── Supplied material ──

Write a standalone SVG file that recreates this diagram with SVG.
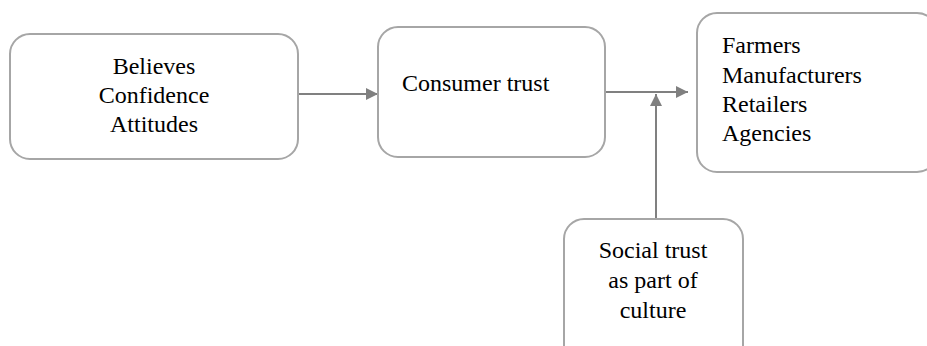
<svg xmlns="http://www.w3.org/2000/svg" width="927" height="346" viewBox="0 0 927 346">
<style>
.box{fill:#fff;stroke:#a6a6a6;stroke-width:2}
.t{font-family:"Liberation Serif",serif;font-size:24px;fill:#000}
.c{text-anchor:middle}
.ln{stroke:#808080;stroke-width:2;fill:none}
</style>
<defs>
<marker id="ah" viewBox="0 0 10 10" refX="10" refY="5" markerWidth="14" markerHeight="12" markerUnits="userSpaceOnUse" orient="auto">
<path d="M0,0 L10,5 L0,10 z" fill="#808080"/>
</marker>
</defs>
<rect width="927" height="346" fill="#fff"/>
<g id="connectors">
<line class="ln" x1="298" y1="94" x2="378" y2="94" marker-end="url(#ah)"/>
<line class="ln" x1="605" y1="92" x2="688" y2="92" marker-end="url(#ah)"/>
<line class="ln" x1="656" y1="219" x2="656" y2="94" marker-end="url(#ah)"/>
</g>
<g id="n1">
<rect class="box" x="10" y="34" width="288" height="125" rx="20"/>
<text class="t c" x="154" y="74">Believes</text>
<text class="t c" x="154" y="103">Confidence</text>
<text class="t c" x="154" y="132">Attitudes</text>
</g>
<g id="n2">
<rect class="box" x="378" y="27" width="227" height="130" rx="20"/>
<text class="t" x="402" y="91">Consumer trust</text>
</g>
<g id="n3">
<rect class="box" x="697" y="13" width="240" height="159" rx="20"/>
<text class="t" x="722" y="53">Farmers</text>
<text class="t" x="722" y="83">Manufacturers</text>
<text class="t" x="722" y="112">Retailers</text>
<text class="t" x="722" y="141">Agencies</text>
</g>
<g id="n4">
<rect class="box" x="564" y="219" width="179" height="150" rx="20"/>
<text class="t c" x="653" y="258">Social trust</text>
<text class="t c" x="653" y="288">as part of</text>
<text class="t c" x="653" y="318">culture</text>
</g>
</svg>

───

Request –
Every line is to be duplicated exactly, though pictures stay out.

Worked answer –
Write a standalone SVG file that recreates this diagram with SVG.
<svg xmlns="http://www.w3.org/2000/svg" width="927" height="346" viewBox="0 0 927 346">
<style>
.box{fill:#fff;stroke:#a6a6a6;stroke-width:2}
.t{font-family:"Liberation Serif",serif;font-size:24px;fill:#000}
.c{text-anchor:middle}
.ln{stroke:#808080;stroke-width:2;fill:none}
</style>
<defs>
<marker id="ah" viewBox="0 0 10 10" refX="10" refY="5" markerWidth="14" markerHeight="12" markerUnits="userSpaceOnUse" orient="auto">
<path d="M0,0 L10,5 L0,10 z" fill="#808080"/>
</marker>
</defs>
<rect width="927" height="346" fill="#fff"/>
<g id="connectors">
<line class="ln" x1="298" y1="94" x2="378" y2="94" marker-end="url(#ah)"/>
<line class="ln" x1="605" y1="92" x2="688" y2="92" marker-end="url(#ah)"/>
<line class="ln" x1="656" y1="219" x2="656" y2="94" marker-end="url(#ah)"/>
</g>
<g id="n1">
<rect class="box" x="10" y="34" width="288" height="125" rx="20"/>
<text class="t c" x="154" y="74">Believes</text>
<text class="t c" x="154" y="103">Confidence</text>
<text class="t c" x="154" y="132">Attitudes</text>
</g>
<g id="n2">
<rect class="box" x="378" y="27" width="227" height="130" rx="20"/>
<text class="t" x="402" y="91">Consumer trust</text>
</g>
<g id="n3">
<rect class="box" x="697" y="13" width="240" height="159" rx="20"/>
<text class="t" x="722" y="53">Farmers</text>
<text class="t" x="722" y="83">Manufacturers</text>
<text class="t" x="722" y="112">Retailers</text>
<text class="t" x="722" y="141">Agencies</text>
</g>
<g id="n4">
<rect class="box" x="564" y="219" width="179" height="150" rx="20"/>
<text class="t c" x="653" y="258">Social trust</text>
<text class="t c" x="653" y="288">as part of</text>
<text class="t c" x="653" y="318">culture</text>
</g>
</svg>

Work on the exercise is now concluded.